On June 15, Griffiths announced during a Security Council session that his efforts to find a solution to the crisis had failed and that the Yemeni parties must have the courage to choose the path of peace.

“A mediator is not responsible for the war nor for the peace. His – or her – privilege is not to have the power to end the war, despite a common assumption to the contrary. The mediator’s privilege is to present to the parties the ways the war can end. And again so far in vain,” he said.

Journalist Alia Youssef told The Media Line that Griffith “found himself in a war with the political parties.

“The Ansar Allah group [aka the Houthi rebels] accuses the UN envoy of siding with the IRG [internationally recognized government] and not pressuring it to accept some issues, and that he always acquiesces to it without referring to the humanitarian rationale in the country in his views,” Youssef said.

On the other hand, the IRG accuses Griffiths of not disclosing the “Houthis’ obstruction” of the peace efforts and tending in many cases to accept the movement’s views.

“This has made it impossible for the UN envoy to find a common ground on which to start building the peace, the same problem suffered by his predecessors in this task,” Youssef said.

What have the UN envoys achieved?

Three men have held the position of special envoy of the UN secretary-general for Yemen during the period of the civil war. The first, Moroccan UN diplomat Jamal Benomar, served from April 2011 to April 2015. He resigned due to opposition by some political parties to his serving in the post, less than a month after Saudi Arabia intervened in the civil war.

Following that, Ismail Ould Sheikh Ahmed, a Mauritanian diplomat and politician, held the post. In June 2017, the Houthis accused him of having abandoned neutrality and warned him to never come to Yemen again.

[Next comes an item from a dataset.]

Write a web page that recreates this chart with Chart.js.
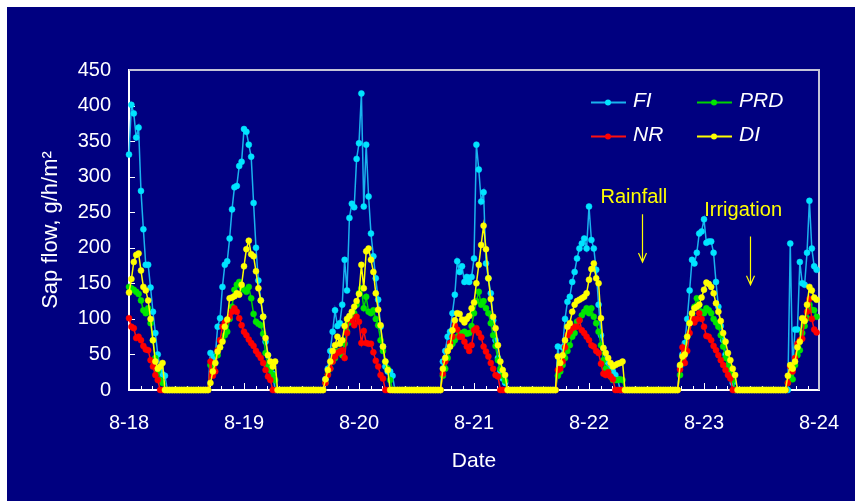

He stepped down in February 2018 without achieving any real steps toward peace.

Griffiths was able to return the parties to the conflict to the dialogue table in 2018, in Stockholm, after a break of more than two years.

Political writer Salem Hafeez said Griffiths came the closest to building the parties’ confidence in accepting a comprehensive political dialogue that guarantees everyone satisfaction of their claims, by virtue of his own international acceptance and his previous relationship with the member states of the Security Council.

However, Hafeez added, Griffiths was unable to address sensitive political issues during his tenure and merely focused on building confidence between the parties, at the cost of failing to pressure them to discuss humanitarian, economic and political matters.

This was evident in the envoy’s soft language and his briefing in the Security Council, Hafeez said. “In the Yemen crisis, the envoy’s nationality, previous actions, and relationships do not matter as much as that he have a strong personality to assert his ideas, pressure [the parties] and disclose the [identity of the] obstructing parties.”

Hafeez opined that Benomar was the best of the three envoys and would have had greater success if he had the opportunity that Griffiths was given.

‘The world’s worst humanitarian crisis!’

“Three envoys and the worst world’s humanitarian crisis!” journalist Samah Lotf decried, adding that “the United Nations should consider appointing a fourth envoy to Yemen.

“Three envoys to Yemen could not dive into the political issues that would solve the Yemeni crisis,” he added.

Lotf said the UN envoys limited their work to sterile political negotiations, with their biggest achievement being the prisoner exchange agreement, of which only a small part was implemented last year while the other issues remain on hold.

The Yemen war pits the de facto authority (DFA) Ansar Allah group against the internationally recognized government backed by the Saudi-led Arab coalition. The conflict has resulted in the killing and wounding of hundreds of thousands of Yemenis, with tens of thousands of others held captive. According to the United Nations, Yemen faces the world’s worst humanitarian crisis.